** THE DATA **
start
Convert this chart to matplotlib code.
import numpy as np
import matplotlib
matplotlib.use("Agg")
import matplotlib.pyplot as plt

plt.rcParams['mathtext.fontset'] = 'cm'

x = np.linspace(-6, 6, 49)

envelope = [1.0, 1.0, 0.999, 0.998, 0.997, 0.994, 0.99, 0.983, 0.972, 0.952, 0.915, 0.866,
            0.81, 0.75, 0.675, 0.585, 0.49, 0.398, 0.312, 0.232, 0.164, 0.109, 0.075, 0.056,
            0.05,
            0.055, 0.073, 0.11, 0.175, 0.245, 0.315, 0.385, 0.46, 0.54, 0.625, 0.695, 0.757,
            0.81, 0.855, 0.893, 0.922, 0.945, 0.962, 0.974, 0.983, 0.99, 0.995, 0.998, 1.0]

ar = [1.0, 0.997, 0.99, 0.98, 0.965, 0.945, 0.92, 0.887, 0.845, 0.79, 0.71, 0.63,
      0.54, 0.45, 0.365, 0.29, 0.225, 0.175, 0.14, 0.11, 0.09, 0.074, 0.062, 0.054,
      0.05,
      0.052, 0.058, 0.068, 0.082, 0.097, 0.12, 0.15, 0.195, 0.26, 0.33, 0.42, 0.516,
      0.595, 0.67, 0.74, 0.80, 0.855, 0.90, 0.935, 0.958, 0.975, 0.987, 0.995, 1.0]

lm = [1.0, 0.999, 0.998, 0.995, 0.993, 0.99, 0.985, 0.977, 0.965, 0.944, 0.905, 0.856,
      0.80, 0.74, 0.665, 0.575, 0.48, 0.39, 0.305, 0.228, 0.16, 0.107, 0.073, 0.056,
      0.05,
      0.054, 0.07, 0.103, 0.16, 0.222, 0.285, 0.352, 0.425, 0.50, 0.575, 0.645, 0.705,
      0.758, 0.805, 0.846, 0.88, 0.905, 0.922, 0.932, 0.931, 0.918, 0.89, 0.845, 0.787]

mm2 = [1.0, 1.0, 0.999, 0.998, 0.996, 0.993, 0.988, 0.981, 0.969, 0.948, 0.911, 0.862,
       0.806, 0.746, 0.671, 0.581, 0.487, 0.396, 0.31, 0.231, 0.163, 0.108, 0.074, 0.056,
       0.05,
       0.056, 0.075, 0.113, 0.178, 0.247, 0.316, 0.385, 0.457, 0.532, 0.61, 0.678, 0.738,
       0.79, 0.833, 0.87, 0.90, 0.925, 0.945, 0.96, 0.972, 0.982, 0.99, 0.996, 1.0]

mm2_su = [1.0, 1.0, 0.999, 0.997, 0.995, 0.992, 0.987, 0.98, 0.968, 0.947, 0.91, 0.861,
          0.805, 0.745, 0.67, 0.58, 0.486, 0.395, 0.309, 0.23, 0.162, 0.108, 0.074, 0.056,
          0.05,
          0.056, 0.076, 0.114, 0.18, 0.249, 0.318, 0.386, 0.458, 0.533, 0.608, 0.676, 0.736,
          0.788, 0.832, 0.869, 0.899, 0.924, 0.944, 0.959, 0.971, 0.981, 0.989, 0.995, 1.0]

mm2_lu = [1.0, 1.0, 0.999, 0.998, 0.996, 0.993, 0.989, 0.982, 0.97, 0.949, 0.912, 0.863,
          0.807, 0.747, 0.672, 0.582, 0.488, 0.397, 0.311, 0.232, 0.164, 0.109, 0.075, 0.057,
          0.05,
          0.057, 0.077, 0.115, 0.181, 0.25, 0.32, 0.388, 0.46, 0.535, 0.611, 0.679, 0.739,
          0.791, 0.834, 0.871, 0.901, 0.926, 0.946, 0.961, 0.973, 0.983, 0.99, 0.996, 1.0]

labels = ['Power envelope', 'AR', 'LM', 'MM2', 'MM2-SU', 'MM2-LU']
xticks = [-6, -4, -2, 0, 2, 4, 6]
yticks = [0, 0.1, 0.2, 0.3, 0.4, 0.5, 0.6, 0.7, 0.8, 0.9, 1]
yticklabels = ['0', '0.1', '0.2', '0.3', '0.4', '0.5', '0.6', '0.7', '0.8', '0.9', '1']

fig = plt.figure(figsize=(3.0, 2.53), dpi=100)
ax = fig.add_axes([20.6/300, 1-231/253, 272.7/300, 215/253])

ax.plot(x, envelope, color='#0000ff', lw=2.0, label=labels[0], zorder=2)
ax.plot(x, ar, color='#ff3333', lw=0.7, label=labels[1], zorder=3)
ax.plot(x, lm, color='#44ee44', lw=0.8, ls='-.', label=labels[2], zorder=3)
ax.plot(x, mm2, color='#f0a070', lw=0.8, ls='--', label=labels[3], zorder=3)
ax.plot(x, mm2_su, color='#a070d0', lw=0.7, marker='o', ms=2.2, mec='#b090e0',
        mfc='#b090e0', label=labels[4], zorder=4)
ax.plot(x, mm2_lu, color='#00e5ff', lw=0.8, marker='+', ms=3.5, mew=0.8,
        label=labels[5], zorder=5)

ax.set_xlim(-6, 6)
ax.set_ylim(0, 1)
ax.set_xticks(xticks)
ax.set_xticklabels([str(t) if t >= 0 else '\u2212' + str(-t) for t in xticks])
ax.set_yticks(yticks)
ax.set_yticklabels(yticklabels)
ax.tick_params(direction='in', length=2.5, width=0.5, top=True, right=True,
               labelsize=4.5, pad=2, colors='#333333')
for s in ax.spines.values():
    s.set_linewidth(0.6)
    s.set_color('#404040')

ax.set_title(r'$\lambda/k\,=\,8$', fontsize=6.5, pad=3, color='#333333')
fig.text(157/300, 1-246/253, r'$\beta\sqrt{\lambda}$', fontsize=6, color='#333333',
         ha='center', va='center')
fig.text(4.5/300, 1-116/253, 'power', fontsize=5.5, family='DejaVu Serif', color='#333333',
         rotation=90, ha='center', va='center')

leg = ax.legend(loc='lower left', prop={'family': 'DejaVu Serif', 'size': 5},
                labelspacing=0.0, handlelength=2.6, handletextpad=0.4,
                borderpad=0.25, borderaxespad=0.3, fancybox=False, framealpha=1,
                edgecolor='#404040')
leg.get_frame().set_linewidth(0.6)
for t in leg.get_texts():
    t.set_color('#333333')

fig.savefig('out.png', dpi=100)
end
start
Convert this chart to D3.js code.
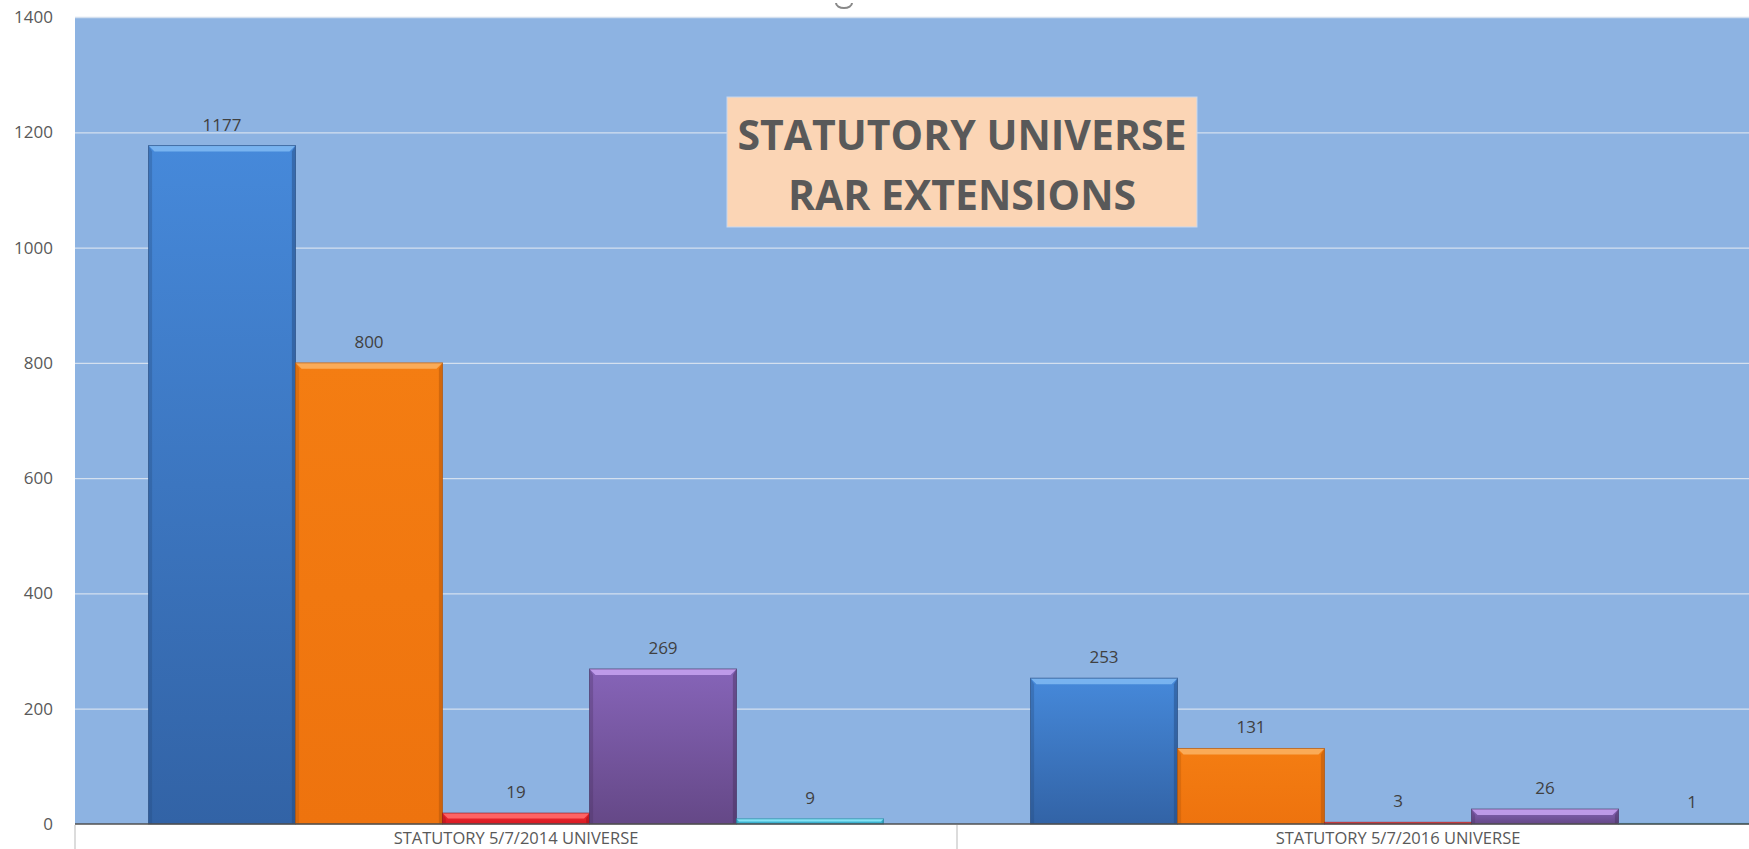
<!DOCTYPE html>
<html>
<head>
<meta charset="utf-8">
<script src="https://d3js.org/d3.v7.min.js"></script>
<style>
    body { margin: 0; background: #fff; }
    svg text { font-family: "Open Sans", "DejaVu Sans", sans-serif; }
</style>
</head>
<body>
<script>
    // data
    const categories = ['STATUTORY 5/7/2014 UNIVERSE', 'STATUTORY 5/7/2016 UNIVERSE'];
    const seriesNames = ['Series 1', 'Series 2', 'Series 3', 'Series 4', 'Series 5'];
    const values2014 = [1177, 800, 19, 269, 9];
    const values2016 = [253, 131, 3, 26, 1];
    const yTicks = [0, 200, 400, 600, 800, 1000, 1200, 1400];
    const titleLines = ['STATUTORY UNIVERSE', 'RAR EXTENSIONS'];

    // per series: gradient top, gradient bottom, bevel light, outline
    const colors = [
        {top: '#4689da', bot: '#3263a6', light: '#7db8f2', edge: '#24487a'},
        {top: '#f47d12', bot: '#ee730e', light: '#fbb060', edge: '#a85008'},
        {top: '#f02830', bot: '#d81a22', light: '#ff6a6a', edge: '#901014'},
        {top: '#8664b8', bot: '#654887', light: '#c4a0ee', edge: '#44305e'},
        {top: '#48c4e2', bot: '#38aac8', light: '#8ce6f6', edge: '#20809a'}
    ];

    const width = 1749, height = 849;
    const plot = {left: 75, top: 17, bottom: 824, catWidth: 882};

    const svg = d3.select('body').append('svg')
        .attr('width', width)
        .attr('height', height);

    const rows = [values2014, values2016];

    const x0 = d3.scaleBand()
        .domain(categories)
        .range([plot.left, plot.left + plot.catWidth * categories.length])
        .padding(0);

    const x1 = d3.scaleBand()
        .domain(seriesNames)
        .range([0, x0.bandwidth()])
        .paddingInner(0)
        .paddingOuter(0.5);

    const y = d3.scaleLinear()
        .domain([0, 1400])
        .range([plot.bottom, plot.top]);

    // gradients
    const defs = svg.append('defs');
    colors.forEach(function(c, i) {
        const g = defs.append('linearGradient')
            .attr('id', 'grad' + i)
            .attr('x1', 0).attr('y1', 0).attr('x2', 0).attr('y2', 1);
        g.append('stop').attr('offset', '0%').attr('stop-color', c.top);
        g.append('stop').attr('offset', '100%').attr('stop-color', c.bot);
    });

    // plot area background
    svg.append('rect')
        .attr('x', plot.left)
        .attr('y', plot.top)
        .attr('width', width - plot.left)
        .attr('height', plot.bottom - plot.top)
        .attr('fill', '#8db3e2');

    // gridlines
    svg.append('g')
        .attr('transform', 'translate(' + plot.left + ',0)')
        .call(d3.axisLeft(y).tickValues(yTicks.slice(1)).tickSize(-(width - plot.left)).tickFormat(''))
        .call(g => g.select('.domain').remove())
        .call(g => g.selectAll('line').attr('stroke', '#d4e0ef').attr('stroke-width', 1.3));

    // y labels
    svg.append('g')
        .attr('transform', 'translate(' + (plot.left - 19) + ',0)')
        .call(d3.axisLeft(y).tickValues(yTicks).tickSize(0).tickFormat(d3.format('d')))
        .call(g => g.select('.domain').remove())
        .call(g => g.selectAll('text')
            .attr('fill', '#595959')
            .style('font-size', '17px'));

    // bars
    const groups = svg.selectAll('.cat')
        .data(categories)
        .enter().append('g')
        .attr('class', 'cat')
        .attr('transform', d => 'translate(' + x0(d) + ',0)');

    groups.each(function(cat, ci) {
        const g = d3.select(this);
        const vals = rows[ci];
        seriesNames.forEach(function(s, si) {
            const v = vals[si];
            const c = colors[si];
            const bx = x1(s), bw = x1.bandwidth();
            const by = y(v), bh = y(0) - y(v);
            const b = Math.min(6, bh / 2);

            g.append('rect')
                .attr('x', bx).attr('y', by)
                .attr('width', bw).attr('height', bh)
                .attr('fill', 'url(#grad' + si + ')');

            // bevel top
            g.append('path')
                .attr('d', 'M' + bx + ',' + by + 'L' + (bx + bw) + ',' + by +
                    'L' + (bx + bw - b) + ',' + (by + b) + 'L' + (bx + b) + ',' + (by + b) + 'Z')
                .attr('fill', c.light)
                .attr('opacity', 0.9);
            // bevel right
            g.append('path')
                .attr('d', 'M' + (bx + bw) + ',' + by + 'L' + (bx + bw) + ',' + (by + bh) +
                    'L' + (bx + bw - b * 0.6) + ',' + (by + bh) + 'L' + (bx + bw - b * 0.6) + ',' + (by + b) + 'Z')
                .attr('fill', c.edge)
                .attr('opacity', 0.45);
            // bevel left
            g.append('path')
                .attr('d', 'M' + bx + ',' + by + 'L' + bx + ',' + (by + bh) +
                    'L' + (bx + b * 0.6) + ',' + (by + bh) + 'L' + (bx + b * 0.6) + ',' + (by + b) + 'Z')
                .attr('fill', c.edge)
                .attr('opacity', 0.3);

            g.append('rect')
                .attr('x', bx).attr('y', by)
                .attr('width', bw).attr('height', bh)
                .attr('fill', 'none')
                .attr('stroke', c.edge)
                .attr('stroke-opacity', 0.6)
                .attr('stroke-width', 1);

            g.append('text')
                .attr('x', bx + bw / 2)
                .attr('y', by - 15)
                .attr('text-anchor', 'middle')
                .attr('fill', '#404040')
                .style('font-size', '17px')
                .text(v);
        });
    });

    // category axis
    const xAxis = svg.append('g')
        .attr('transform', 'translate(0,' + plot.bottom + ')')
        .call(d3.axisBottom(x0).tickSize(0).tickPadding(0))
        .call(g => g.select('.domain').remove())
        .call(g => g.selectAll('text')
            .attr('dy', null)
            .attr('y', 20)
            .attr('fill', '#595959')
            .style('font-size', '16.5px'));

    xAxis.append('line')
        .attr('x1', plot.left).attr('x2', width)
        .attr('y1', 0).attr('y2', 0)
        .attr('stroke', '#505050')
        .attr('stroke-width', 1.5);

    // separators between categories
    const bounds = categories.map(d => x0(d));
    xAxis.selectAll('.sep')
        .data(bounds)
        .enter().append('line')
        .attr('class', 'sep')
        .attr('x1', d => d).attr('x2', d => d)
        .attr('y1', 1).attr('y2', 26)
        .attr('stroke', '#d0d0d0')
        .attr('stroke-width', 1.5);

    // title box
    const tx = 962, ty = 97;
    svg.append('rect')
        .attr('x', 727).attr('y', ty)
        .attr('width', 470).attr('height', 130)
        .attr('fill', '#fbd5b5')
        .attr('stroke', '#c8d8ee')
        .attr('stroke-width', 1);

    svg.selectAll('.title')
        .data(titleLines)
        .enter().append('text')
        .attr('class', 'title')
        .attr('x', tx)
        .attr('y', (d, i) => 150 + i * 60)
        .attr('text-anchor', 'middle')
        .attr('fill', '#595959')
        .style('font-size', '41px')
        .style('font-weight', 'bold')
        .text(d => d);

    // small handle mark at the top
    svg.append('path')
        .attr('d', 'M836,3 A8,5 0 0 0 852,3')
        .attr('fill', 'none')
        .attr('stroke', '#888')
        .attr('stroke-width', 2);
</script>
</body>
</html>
end
** STATED GOAL **
Read the lines above. Gather those in which the string "code" is found.

** THE OUTPUT **
Convert this chart to matplotlib code.
Convert this chart to D3.js code.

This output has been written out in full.